On paper, FX's "Justified" might appear to be just another procedural with a little excess flair. The show is a western set in modern times starring our gun-toting hero Raylen, the sort of lawman who will politely ask for compliance, but won't hesitate to shoot a bad guy in the belly before he can even react. ("I want you to understand, I don't pull my side arm unless I'm going to shoot to kill. That's its purpose, to kill, so that's how I use it. I want you to think about that before you act and it's too late," Raylen tells one criminal who's considering his options.) Throw in the levity and appeal of USA's "In Plain Sight" or "Burn Notice," and it's easy to see why this is the sort of thoroughly modern drama that a channel like FX adores.
Based on the first three episodes, though, "Justified" is far richer and harder to ignore than other procedural dramedies of its ilk, thanks to the show's unusually seamless mix of sly humor, weighty moments and suspense. While the heaviness always feels a little out of place on the mostly wacky but always delightful "Burn Notice," for example, there's a heft to "Justified" that makes you root for Raylen the way you might root for the most compelling characters of the small screen, from Vic Mackey of "The Shield" to Jimmy McNulty of "The Wire." Now throw in imaginative storylines and characters whose motivations are never simple -- no one is evil, exactly, just stupid and deluded at worst, and we're offered at least a few reasons to side with even the most reprehensible bastards among them -- and you've got one of the best new shows of the season.

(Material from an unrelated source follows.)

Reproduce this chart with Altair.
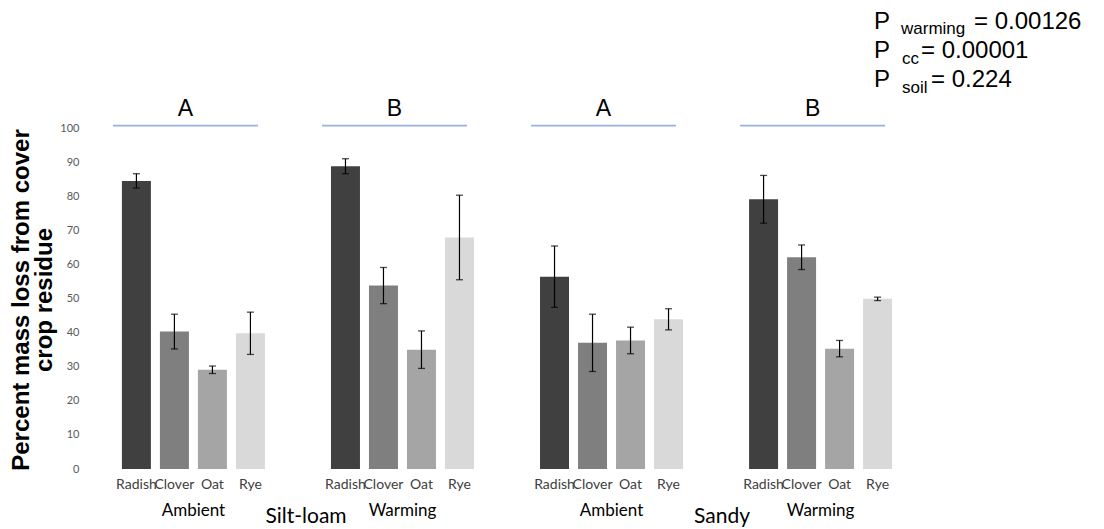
import altair as alt
import pandas as pd

groups = ["Ambient|Silt-loam", "Warming|Silt-loam", "Ambient|Sandy", "Warming|Sandy"]
crops = ["Radish", "Clover", "Oat", "Rye"]
crop_colors = ["#404040", "#7f7f7f", "#a5a5a5", "#d9d9d9"]

mean_g1 = [84.5, 40.3, 29.1, 39.8]
mean_g2 = [88.8, 53.8, 35.0, 67.9]
mean_g3 = [56.4, 37.0, 37.7, 43.9]
mean_g4 = [79.1, 62.1, 35.3, 49.9]
err_g1 = [2.1, 5.1, 1.1, 6.2]
err_g2 = [2.2, 5.3, 5.5, 12.4]
err_g3 = [9.0, 8.4, 3.9, 3.1]
err_g4 = [7.0, 3.6, 2.4, 0.5]

letters = ["A", "B", "A", "B"]
y_ticks = [0, 10, 20, 30, 40, 50, 60, 70, 80, 90, 100]
y_title = ["Percent mass loss from cover", "crop residue"]

means = [mean_g1, mean_g2, mean_g3, mean_g4]
errs = [err_g1, err_g2, err_g3, err_g4]
rows = []
for g, m, e in zip(groups, means, errs):
    for c, mv, ev in zip(crops, m, e):
        rows.append({"group": g, "crop": c, "mean": mv, "lo": mv - ev, "hi": mv + ev})
df = pd.DataFrame(rows)
sig = pd.DataFrame({"group": groups, "letter": letters, "line": 100.7, "ly": 103.4})

W = 836
H = 461
YMAX = 135.2

xscale = alt.Scale(domain=groups, paddingInner=0.273, paddingOuter=0.136)
xoff = alt.XOffset("crop:N", sort=crops,
                   scale=alt.Scale(domain=crops, paddingInner=0.237, paddingOuter=0.118))
X = alt.X("group:N", sort=groups, scale=xscale,
          axis=alt.Axis(title=None, domain=False, ticks=False, labelAngle=0,
                        labelExpr="split(datum.label, '|')[0]",
                        labelFont="Lato", labelFontSize=17, labelColor="#000000",
                        labelPadding=33))
Y = alt.Y("mean:Q", scale=alt.Scale(domain=[0, YMAX], nice=False, zero=True),
          axis=alt.Axis(values=y_ticks, domain=False, ticks=False, grid=False,
                        labelFont="Lato", labelFontSize=11, labelColor="#595959",
                        labelPadding=10, title=None))

base = alt.Chart(df)
Xp = alt.X("group:N", sort=groups, scale=xscale)

bars = base.mark_bar().encode(
    x=X, xOffset=xoff, y=Y,
    color=alt.Color("crop:N", scale=alt.Scale(domain=crops, range=crop_colors), legend=None),
)
err_rule = base.mark_rule(color="#000000", strokeWidth=1.2).encode(
    x=Xp, xOffset=xoff, y=alt.Y("lo:Q"), y2="hi:Q")
err_top = base.mark_tick(orient="horizontal", size=7, thickness=1.3, color="#000000").encode(
    x=Xp, xOffset=xoff, y=alt.Y("hi:Q"))
err_bot = base.mark_tick(orient="horizontal", size=7, thickness=1.3, color="#000000").encode(
    x=Xp, xOffset=xoff, y=alt.Y("lo:Q"))
crop_lbl = base.mark_text(font="Lato", fontSize=14, color="#404040", baseline="alphabetic").encode(
    x=Xp, xOffset=xoff, y=alt.value(H + 20), text="crop:N")

sig_line = alt.Chart(sig).mark_tick(orient="horizontal", size=145, thickness=1.6,
                                    color="#6f8fd6", xOffset=-8).encode(
    x=Xp, y=alt.Y("line:Q"))
sig_txt = alt.Chart(sig).mark_text(font="Liberation Sans", fontSize=23, color="#000000",
                                   baseline="alphabetic", dx=-8).encode(
    x=Xp, y=alt.Y("ly:Q"), text="letter:N")


def label(txt, x, y, size, align="left", font="Liberation Sans"):
    return alt.Chart(pd.DataFrame({"t": [txt]})).mark_text(
        font=font, fontSize=size, color="#000000", align=align, baseline="alphabetic"
    ).encode(text="t:N", x=alt.value(x), y=alt.value(y))


ytitle = alt.Chart(pd.DataFrame({"k": [0]})).mark_text(
    text=y_title, font="Liberation Sans", fontWeight="bold", fontSize=24, lineHeight=23,
    angle=270, align="center", baseline="alphabetic", color="#000000"
).encode(x=alt.value(-60), y=alt.value(292))

annots = [
    label("P", 785, 21, 24), label("warming", 812, 26, 17), label("= 0.00126", 885, 21, 24),
    label("P", 785, 50, 24), label("cc", 813, 56, 17), label("= 0.00001", 832, 50, 24),
    label("P", 785, 79, 24), label("soil", 813, 85, 17), label("= 0.224", 842, 79, 24),
    label("Silt-loam", 217, 515, 21, align="center", font="Lato"),
    label("Sandy", 633, 515, 21, align="center", font="Lato"),
]

chart = alt.layer(bars, err_rule, err_top, err_bot, crop_lbl, sig_line, sig_txt, ytitle, *annots).properties(
    width=W, height=H,
    padding={"left": 2, "top": 0, "right": 0, "bottom": 0},
).configure_view(stroke=None)

chart.save("out.html", embed_options={"renderer": "svg", "actions": False})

Yet somehow the complexity of "Justified" never leaves us in the same disheartening ethical mire we find ourselves in after watching other shows this dark. On "Justified," characters who do bad things sometimes pay for it, and sometimes they don't, and those who are "good" try to live up to their ideals, and often fail. Instead of concerning itself with malevolent forces or valiant heroes battling on an epic stage, "Justified" focuses on the trivial delusions and tragic screw-ups of everyday people. Jokes are told, mistakes are made, and no one can predict how it will all turn out in the end. Sound familiar?